施錦秋這兩天都在研製那款可以讓人臉上的面板産生變化的面膏,她不是沒想過像之前施旭嬌給施文佳下的毒那樣,直接在臉上抹些毒素。
可是那個畢竟對身體有害,而且她也怕施文姍知道是毒而不敢用。她想制一種沒有副作用的,可以讓身體在一段時間之後就算不經治療也可以自行恢複的面膏。
不過這個畢竟只是她的一個想法,就連手劄上都沒有這種面膏的記錄,做起來就特別難一點了。今日,終於將熬了十幾個時辰的膏拿出來,可是光聞味道就知道不對了。
“怎麼了,是不是又沒成?”
她很少會將愁緒顯在臉上,現在這副樣子旁人一看就知道有問題了。如花湊到她跟前仔細看了下她手裡的膏,暗黃色的膏體散發著一股異味,聞著就讓人覺得心裡不舒服。
“小姐不要灰心,我相信你一定可以做得成的。”
如花的安慰並沒有讓施錦秋心裡好過一點,接連幾次的失敗,讓她不禁懷疑自己的想法是不是錯誤的,根本就不可能會做出來那樣的面膏。
“其實你心裡也覺得我應該定個親,而不是做這什麼面膏吧。”雖是問句,施錦秋卻用肯定的語氣說了出來。
一下子被施錦秋說中心裡所想的如花倒也不覺得尷尬,只是訕笑了一聲,說道:“小姐,我只是不大明白,小姐你明明有一個那麼好條件的人擺在面前,為什麼還要舍近而求遠呢?”
蘇平之的條件在整個定安縣都是數一數二的,能嫁給他是多少姑娘家盼都盼不來的好事。若說施錦秋與蘇平之的關系不好,那倒也罷了。可施錦秋跟蘇平之的關系怎麼看都很好,一點都不像不好的樣子。
只要跟他定下婚約,即躲過了朝廷的選秀,又定妥了自己的終身大事。她怎麼都想不通,為什麼施錦秋為什麼要拒絕這麼一件百利而無一害的事情。
“舍近而求遠……”施錦秋喃喃的唸叨了下如花的話,眼神有些茫然,“你們是怎麼確定一個男人是否值得託付終身的呢?”

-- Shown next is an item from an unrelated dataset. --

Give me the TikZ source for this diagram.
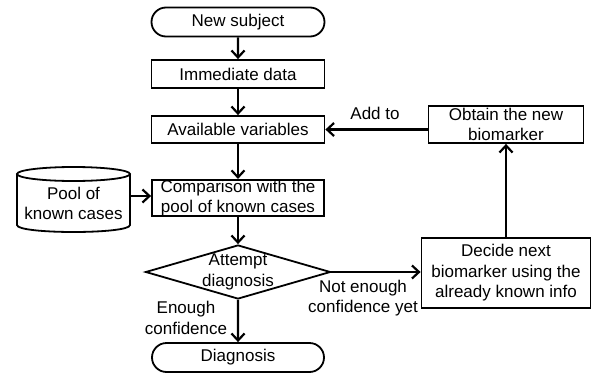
\documentclass[tikz,border=0pt]{standalone}
\usepackage{fontspec}
\setmainfont{Liberation Sans}
\usetikzlibrary{shapes.geometric,shapes.misc,arrows.meta}
\begin{document}
\begin{tikzpicture}[x=1pt,y=-1pt,
 every node/.style={font=\fontsize{17}{20.5}\selectfont},
 box/.style={draw, line width=1.8pt, inner sep=0pt, align=center},
 term/.style={draw, rounded rectangle, line width=1.8pt, inner sep=0pt},
 arr/.style={line width=2.2pt, -{Straight Barb[length=7pt,width=13pt]}},
 lbl/.style={align=center, inner sep=0pt}]
\useasboundingbox (0,0) rectangle (592,375);
\node[term, minimum width=173pt, minimum height=29pt] (ns) at (238,22) {New subject};
\node[box, minimum width=173pt, minimum height=28pt] (imm) at (238,74) {Immediate data};
\node[box, minimum width=173pt, minimum height=27pt] (av) at (238,129.5) {Available variables};
\node[box, minimum width=172pt, minimum height=34pt] (cmp) at (238,198) {Comparison with the\\pool of known cases};
\node[diamond, draw, line width=1.8pt, minimum width=185pt, minimum height=54pt, inner sep=0pt] (att) at (238,272) {};
\node[lbl] (attt) at (att) {Attempt\\diagnosis};
\node[term, minimum width=172pt, minimum height=29pt] (dg) at (238,357.5) {Diagnosis};
\node[box, minimum width=169pt, minimum height=70pt] (dec) at (506,273) {Decide next\\biomarker using the\\already known info};
\node[box, minimum width=155pt, minimum height=37pt] (obt) at (506,124.5) {Obtain the new\\biomarker};
% cylinder
\draw[line width=1.8pt] (17,174) -- (17,225) .. controls (17,234.33) and (130,234.33) .. (130,225) -- (130,174);
\draw[line width=1.8pt] (73.5,174) ellipse [x radius=56.5pt, y radius=7pt];
\node[lbl] (pool) at (73.5,203.5) {Pool of\\known cases};
\coordinate (poolE) at (130,196);
% arrows
\draw[arr] (ns) -- (imm);
\draw[arr] (imm) -- (av);
\draw[arr] (av) -- (cmp);
\draw[arr] (cmp) -- (att);
\draw[arr] (att) -- (dg);
\draw[arr] (poolE) -- (poolE -| cmp.west);
\draw[arr] (att.east) -- (att.east -| dec.west);
\draw[arr] (dec.north) -- (obt.south);
\draw[arr] (obt.west |- av.east) -- (av.east);
% labels
\node[lbl] (addto) at (375,113) {Add to};
\node[lbl] (nec) at (363,298) {Not enough\\confidence yet};
\node[lbl] (enc) at (186,318) {Enough\\confidence};
\end{tikzpicture}
\end{document}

如花想也不想的說道:“這還不簡單,人好,家世好,對自己好。”
“那自己呢?”
“自己?”
“對,自己。”施錦秋將目光投向遠方,雖然目光所及的地方被牆給擋住了,可是她好像透過那牆看到了另外的一處地方,“在這樣的大事面前,難道就不該問一下自己想要的是什麼嗎?”
像是在問如花,也像是在問自己。
如花有些恍然的眨了眨眼,她似乎有些聽懂施錦秋這句話的問題。
“我在綺紅樓裡,雖然還沒有正式接過客,可是看過的男人也不少。小姐,你現在正是懷春的年紀,或許會覺著若是嫁人,便理應嫁給一個喜歡自己而自己喜歡的人。可是當一個人真正經歷了世事之後會發現,喜歡是一件很虛無飄渺而且還很不靠譜的事情,今天會喜歡你的人,明天很可能就不喜歡你了。這一刻還對著你說喜歡的人,下一刻可能抱著另外一個女人說著喜歡了。”
“其實……一個女人,最應該做的事情,就是在適當的年紀裡,找一個好人就嫁了。”末了,如花如此補上一句。
施錦秋在心裡默默感慨了一聲,如花所說的這些她全都懂,相信這也是所有青樓女子最終的心聲。當初她在綺紅樓裡的時候,天天盼的唸的想的便是如此。
回來的這幾年,她倒是把這些全都給忘了,心裡反而對男女之情有了另外的期盼。
“呵呵……”人,果然是一種貪心的動物啊。